Descidia repanda, also known as birch jelly, is a species of fungus in the family Auriculariaceae. Basidiocarps (fruit bodies) are gelatinous, orange-brown, and button-shaped. It grows on dead attached twigs and branches of birch (Betula species) and has been recorded from Europe and northern Asia.

==Taxonomy==
The species was originally described from Sweden in 1822 as Exidia repanda by mycologist Elias Magnus Fries. Molecular research, based on cladistic analysis of DNA sequences, has shown that the species does not belong in Exidia sensu stricto but should be placed in the newly described genus Descidia.

==Description==
Descidia repanda forms reddish brown, gelatinous fruit bodies that are firm and button-shaped, around 3 cm across. The fruit bodies typically grow gregariously, but do not normally coalesce. The upper, spore-bearing surface is smooth and shiny, whilst the undersurface is smooth and matt. Fruit bodies are attached to the wood at a point, but do not have a stem. The spore print is white.

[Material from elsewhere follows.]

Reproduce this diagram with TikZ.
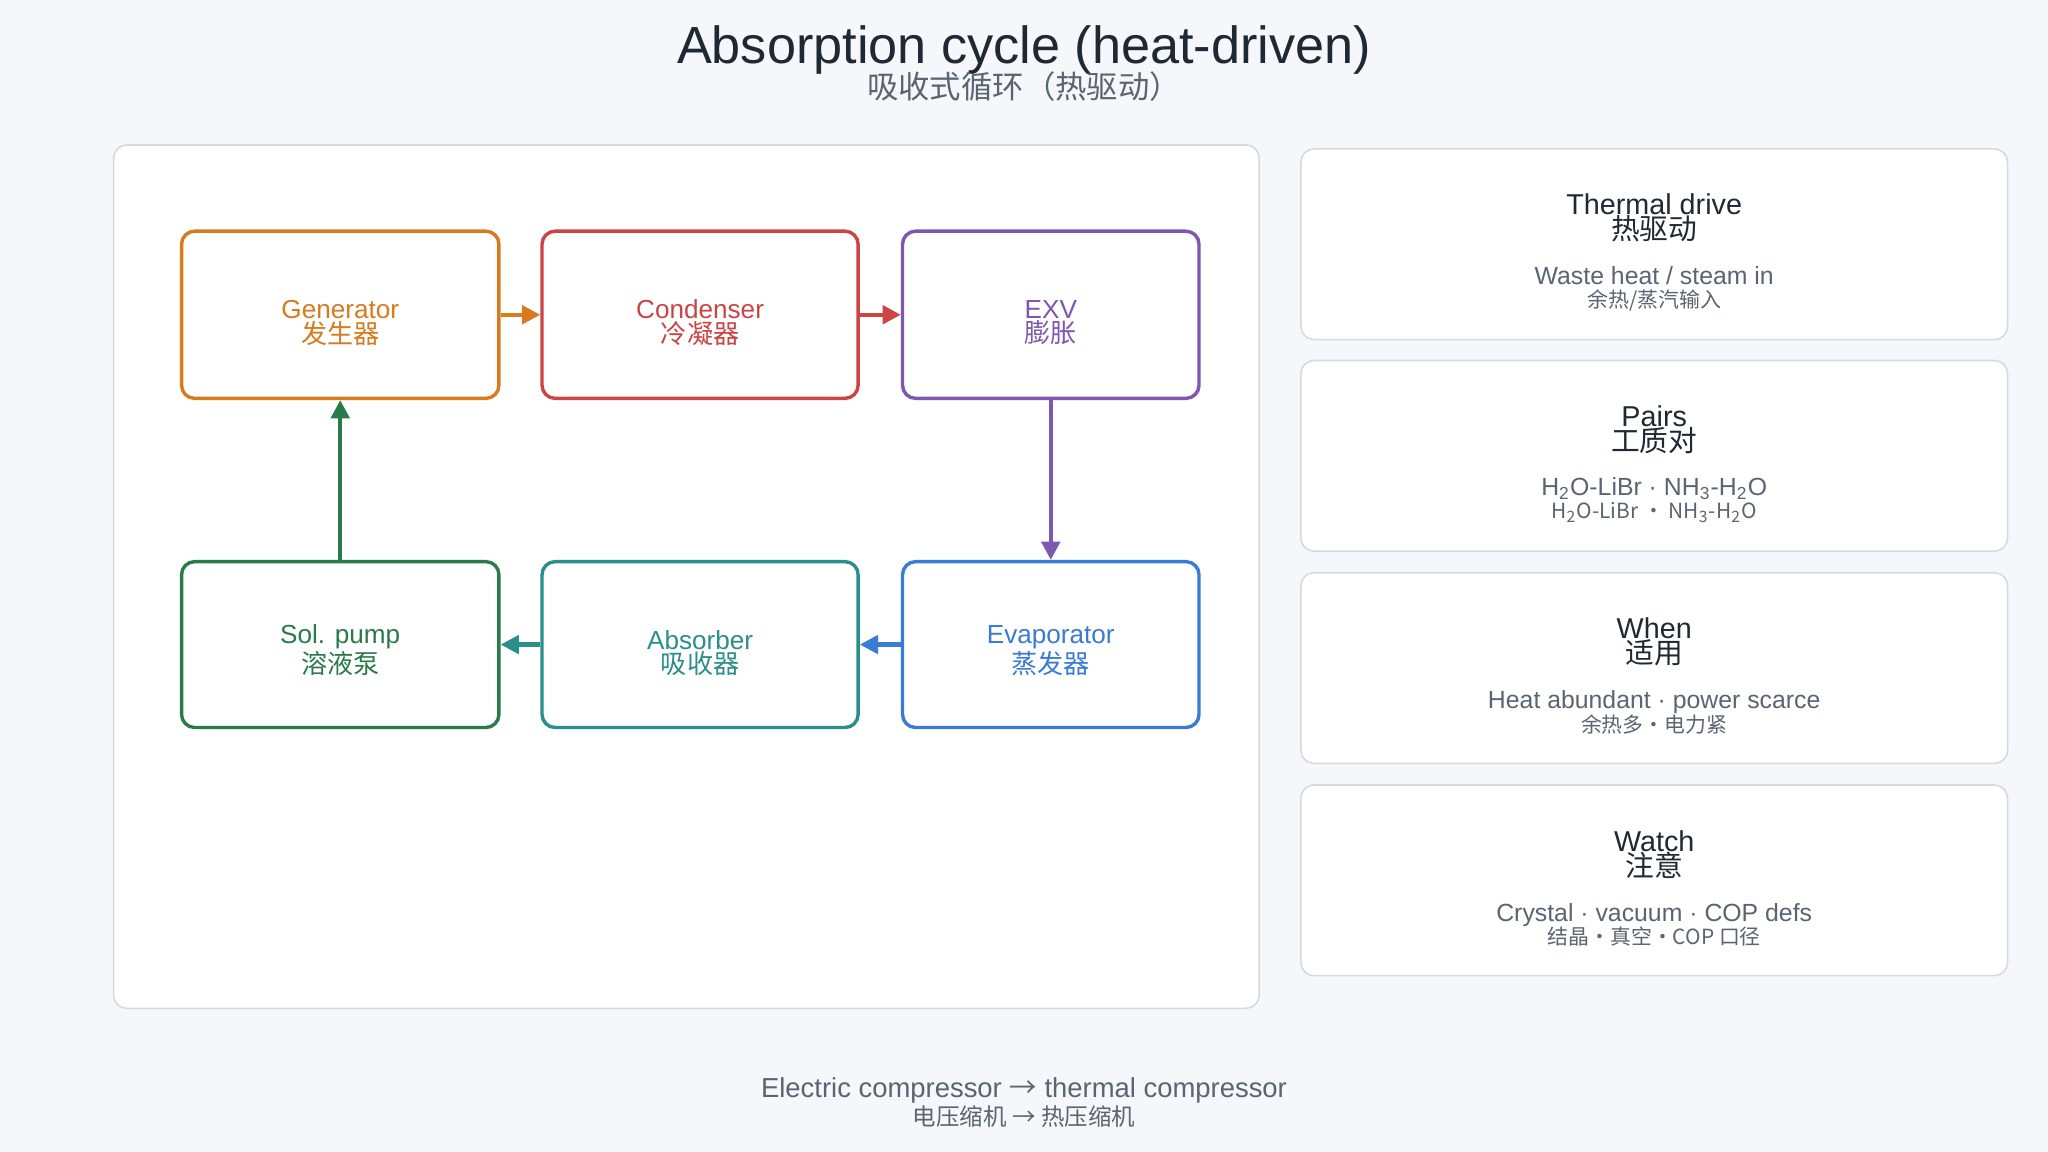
\documentclass[tikz,border=0pt]{standalone}
\usepackage{fontspec}
\setmainfont{Liberation Sans}
\newfontfamily\cjk{Noto Sans CJK SC}
\usetikzlibrary{arrows.meta}
\definecolor{bg}{HTML}{F5F7FA}
\definecolor{bd}{HTML}{D5DAE1}
\definecolor{ink}{HTML}{1F2933}
\definecolor{gr}{HTML}{5A6472}
\definecolor{cO}{HTML}{D97A1F}
\definecolor{cR}{HTML}{CC4444}
\definecolor{cP}{HTML}{7E57B0}
\definecolor{cG}{HTML}{2A7A4A}
\definecolor{cT}{HTML}{2A8F8A}
\definecolor{cB}{HTML}{3A7BD5}
\tikzset{
 box/.style={draw=#1,line width=1.3pt,rounded corners=5pt,fill=white},
 lbl/.style={text=#1,align=center,font=\fontsize{10}{9.5}\selectfont},
 card/.style={draw=bd,line width=0.6pt,rounded corners=5pt,fill=white},
 arr/.style={draw=#1,line width=1.6pt,-{Triangle[length=7pt,width=7pt]}},
}
\begin{document}
\begin{tikzpicture}[x=0.5pt,y=-0.5pt]
\path[fill=bg] (0,0) rectangle (1568,882);
\useasboundingbox (0,0) rectangle (1568,882);
\node[text=ink,font=\fontsize{20}{22}\selectfont] (t) at (784,38) {Absorption cycle (heat-driven)};
\node[text=gr,font=\cjk\fontsize{12}{14}\selectfont] (ts) at (784,66) {吸收式循环（热驱动）};
\node[card,minimum width=438.5pt,minimum height=330.5pt] (panel) at (525.5,441.5) {};
% boxes
\node[box=cO,minimum width=121.5pt,minimum height=64pt] (gen) at (260.5,241) {};
\node[box=cR,minimum width=121pt,minimum height=64pt] (con) at (536,241) {};
\node[box=cP,minimum width=113.5pt,minimum height=64pt] (exv) at (804.5,241) {};
\node[box=cG,minimum width=121.5pt,minimum height=63.5pt] (pump) at (260.5,493.5) {};
\node[box=cT,minimum width=121pt,minimum height=63.5pt] (abs) at (536,493.5) {};
\node[box=cB,minimum width=113.5pt,minimum height=63.5pt] (eva) at (804.5,493.5) {};
\node[lbl=cO] (genl) at (260.5,247) {Generator\\{\cjk 发生器}};
\node[lbl=cR] (conl) at (536,247) {Condenser\\{\cjk 冷凝器}};
\node[lbl=cP] (exvl) at (804.5,247) {EXV\\{\cjk 膨胀}};
\node[lbl=cG] (pumpl) at (260.5,498) {Sol. pump\\{\cjk 溶液泵}};
\node[lbl=cT] (absl) at (536,500) {Absorber\\{\cjk 吸收器}};
\node[lbl=cB] (eval) at (804.5,498) {Evaporator\\{\cjk 蒸发器}};
\draw[arr=cO] (gen) -- (con);
\draw[arr=cR] (con) -- (exv);
\draw[arr=cP] (exv) -- (eva);
\draw[arr=cB] (eva) -- (abs);
\draw[arr=cT] (abs) -- (pump);
\draw[arr=cG] (pump) -- (gen);
% cards
\foreach \n/\y/\a/\b/\c/\d in {
 c1/187/{Thermal drive}/{热驱动}/{Waste heat / steam in}/{余热/蒸汽输入},
 c2/349/{Pairs}/{工质对}/{H\textsubscript{2}O-LiBr · NH\textsubscript{3}-H\textsubscript{2}O}/{H\textsubscript{2}O-LiBr · NH\textsubscript{3}-H\textsubscript{2}O},
 c3/511.5/{When}/{适用}/{Heat abundant · power scarce}/{余热多·电力紧},
 c4/674/{Watch}/{注意}/{Crystal · vacuum · COP defs}/{结晶·真空·COP 口径}}{
 \node[card,minimum width=270.5pt,minimum height=73pt] (\n) at (1266.5,\y) {};
 \node[text=ink,align=center,font=\fontsize{11}{9.5}\selectfont] (\n t) at (1266.5,\y-20) {\a\\{\cjk \b}};
 \node[text=gr,align=center,font=\fontsize{9.5}{9}\selectfont] (\n s) at (1266.5,\y+34) {\c\\{\cjk\fontsize{8}{9}\selectfont \d}};
}
\node[text=gr,align=center,font=\fontsize{10.5}{10.5}\selectfont] (foot) at (784,844) {Electric compressor {\cjk →} thermal compressor\\{\cjk\fontsize{9}{9}\selectfont 电压缩机 → 热压缩机}};
\end{tikzpicture}
\end{document}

===Microscopic characters===
The microscopic characters are typical of the genus Exidia. The basidia are ellipsoid, septate, 12.5 to 15 by 7.5 to 10 μm. The spores are allantoid (sausage-shaped), 12 to 14 by 2.5 to 3.5 μm.

===Similar species===
Fruit bodies of Exidia recisa are similarly coloured, but are conical, pendulous, and typically occur on willow (Salix spp). Fruit bodies of E. umbrinella are also similar, but the species only occurs on conifers and is uncommon. In North America, E. crenata is similar, but has conical to pendulous fruit bodies and typically occurs on oak. The widespread E. glandulosa has much darker, blackish brown fruit bodies with sparse warts or small, peg-like projections on their surface.

==Habitat and distribution==
Descidia repanda is a wood-rotting species found on dead twigs and branches of birch. It is widely distributed in Europe and has also been reported from China, Japan, and the Russian Far East. It is not known to occur in North America.